● **Data section**:
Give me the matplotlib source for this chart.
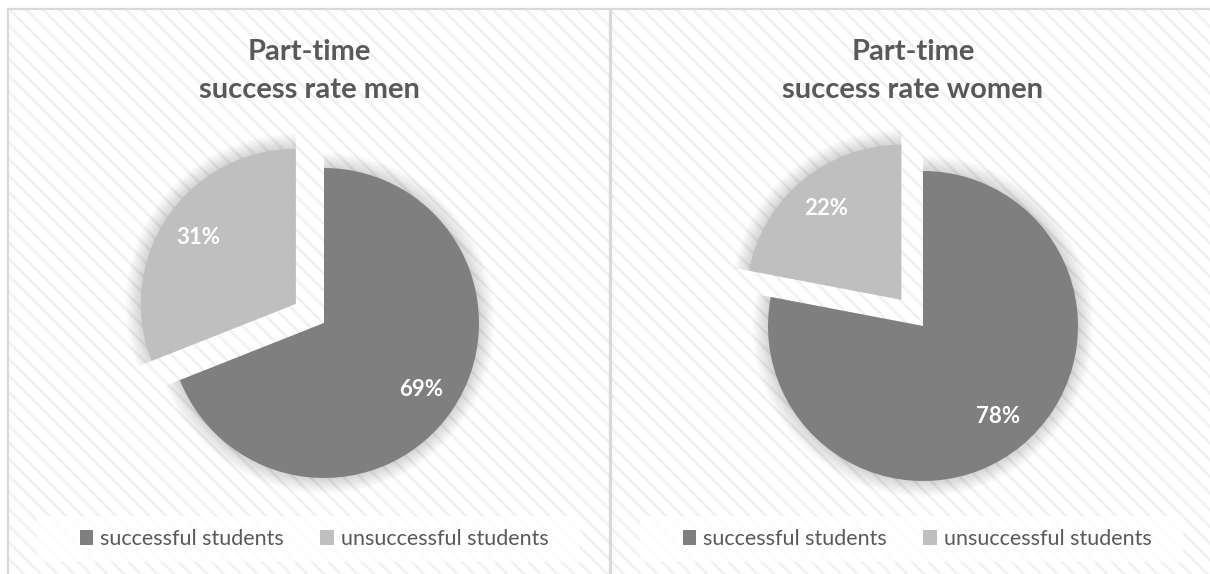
import matplotlib.pyplot as plt
from matplotlib.patches import Rectangle, Wedge

plt.rcParams['font.family'] = ['Lato', 'DejaVu Sans']
plt.rcParams['hatch.linewidth'] = 1.9

labels = ['successful students', 'unsuccessful students']
titles = ['Part-time\nsuccess rate men', 'Part-time\nsuccess rate women']
men = [69, 31]
women = [78, 22]
colors = ['#7f7f7f', '#bfbfbf']
text_grey = '#595959'

W, H = 1210, 574
fig = plt.figure(figsize=(W / 100, H / 100), dpi=100)


def box(x0, y0, x1, y1, **kw):
    # rectangle given in pixels from the top-left corner
    r = Rectangle((x0 / W, 1 - y1 / H), (x1 - x0) / W, (y1 - y0) / H,
                  transform=fig.transFigure, **kw)
    fig.add_artist(r)
    return r


def panel(left, right, cx, cy, values, title):
    # striped background + thin border
    box(left, 9, right, 590, facecolor='white', edgecolor='#f1f1f1',
        hatch='\\\\', lw=0, zorder=0)
    box(left, 9, right, 590, fill=False, edgecolor='#d9d9d9', lw=1.6, zorder=1)
    # white strip behind the legend
    box(left + 29, 516, left + 572, 562, facecolor='white', alpha=0.8,
        lw=0, zorder=1)

    mid = (left + right) / 2
    line1, line2 = title.split('\n')
    fig.text(mid / W, 1 - 60 / H, line1, ha='center', va='baseline',
             fontsize=21, fontweight='bold', color=text_grey)
    fig.text(mid / W, 1 - 98 / H, line2, ha='center', va='baseline',
             fontsize=21, fontweight='bold', color=text_grey)

    R = 155
    ax = fig.add_axes([(cx - 1.5 * R) / W, (H - cy - 1.5 * R) / H,
                       3 * R / W, 3 * R / H])
    wedges, _, autotexts = ax.pie(values, colors=colors, startangle=90,
                                  counterclock=False, explode=[0, 0.22],
                                  autopct=lambda p: '%.0f%%' % p,
                                  pctdistance=0.76,
                                  wedgeprops=dict(lw=0))
    for t in autotexts:
        t.set_color('white')
        t.set_fontsize(16)
        t.set_fontweight('bold')

    # soft shadow around each slice
    for w in wedges:
        for i in range(1, 11):
            ax.add_patch(Wedge(w.center, w.r + 0.01 * i, w.theta1, w.theta2,
                               facecolor='black', alpha=0.014, lw=0,
                               zorder=0.5))

    ax.set_xlim(-1.5, 1.5)
    ax.set_ylim(-1.5, 1.5)
    ax.axis('off')

    fig.legend(wedges, labels, loc='center',
               bbox_to_anchor=((left + 306) / W, 1 - 539 / H),
               ncol=2, frameon=False, fontsize=15.5, labelcolor=text_grey,
               handlelength=0.65, handleheight=0.65, handletextpad=0.3,
               columnspacing=1.7, borderpad=0)


panel(8, 610, 324, 323, men, titles[0])
panel(611, 1215, 923, 326, women, titles[1])

fig.savefig('out.png', dpi=100, facecolor='white')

● **Aim of the exercise**: Omit pictures; set down the rest of the material word for word.

● **Final result**:
Give me the matplotlib source for this chart.
import matplotlib.pyplot as plt
from matplotlib.patches import Rectangle, Wedge

plt.rcParams['font.family'] = ['Lato', 'DejaVu Sans']
plt.rcParams['hatch.linewidth'] = 1.9

labels = ['successful students', 'unsuccessful students']
titles = ['Part-time\nsuccess rate men', 'Part-time\nsuccess rate women']
men = [69, 31]
women = [78, 22]
colors = ['#7f7f7f', '#bfbfbf']
text_grey = '#595959'

W, H = 1210, 574
fig = plt.figure(figsize=(W / 100, H / 100), dpi=100)


def box(x0, y0, x1, y1, **kw):
    # rectangle given in pixels from the top-left corner
    r = Rectangle((x0 / W, 1 - y1 / H), (x1 - x0) / W, (y1 - y0) / H,
                  transform=fig.transFigure, **kw)
    fig.add_artist(r)
    return r


def panel(left, right, cx, cy, values, title):
    # striped background + thin border
    box(left, 9, right, 590, facecolor='white', edgecolor='#f1f1f1',
        hatch='\\\\', lw=0, zorder=0)
    box(left, 9, right, 590, fill=False, edgecolor='#d9d9d9', lw=1.6, zorder=1)
    # white strip behind the legend
    box(left + 29, 516, left + 572, 562, facecolor='white', alpha=0.8,
        lw=0, zorder=1)

    mid = (left + right) / 2
    line1, line2 = title.split('\n')
    fig.text(mid / W, 1 - 60 / H, line1, ha='center', va='baseline',
             fontsize=21, fontweight='bold', color=text_grey)
    fig.text(mid / W, 1 - 98 / H, line2, ha='center', va='baseline',
             fontsize=21, fontweight='bold', color=text_grey)

    R = 155
    ax = fig.add_axes([(cx - 1.5 * R) / W, (H - cy - 1.5 * R) / H,
                       3 * R / W, 3 * R / H])
    wedges, _, autotexts = ax.pie(values, colors=colors, startangle=90,
                                  counterclock=False, explode=[0, 0.22],
                                  autopct=lambda p: '%.0f%%' % p,
                                  pctdistance=0.76,
                                  wedgeprops=dict(lw=0))
    for t in autotexts:
        t.set_color('white')
        t.set_fontsize(16)
        t.set_fontweight('bold')

    # soft shadow around each slice
    for w in wedges:
        for i in range(1, 11):
            ax.add_patch(Wedge(w.center, w.r + 0.01 * i, w.theta1, w.theta2,
                               facecolor='black', alpha=0.014, lw=0,
                               zorder=0.5))

    ax.set_xlim(-1.5, 1.5)
    ax.set_ylim(-1.5, 1.5)
    ax.axis('off')

    fig.legend(wedges, labels, loc='center',
               bbox_to_anchor=((left + 306) / W, 1 - 539 / H),
               ncol=2, frameon=False, fontsize=15.5, labelcolor=text_grey,
               handlelength=0.65, handleheight=0.65, handletextpad=0.3,
               columnspacing=1.7, borderpad=0)


panel(8, 610, 324, 323, men, titles[0])
panel(611, 1215, 923, 326, women, titles[1])

fig.savefig('out.png', dpi=100, facecolor='white')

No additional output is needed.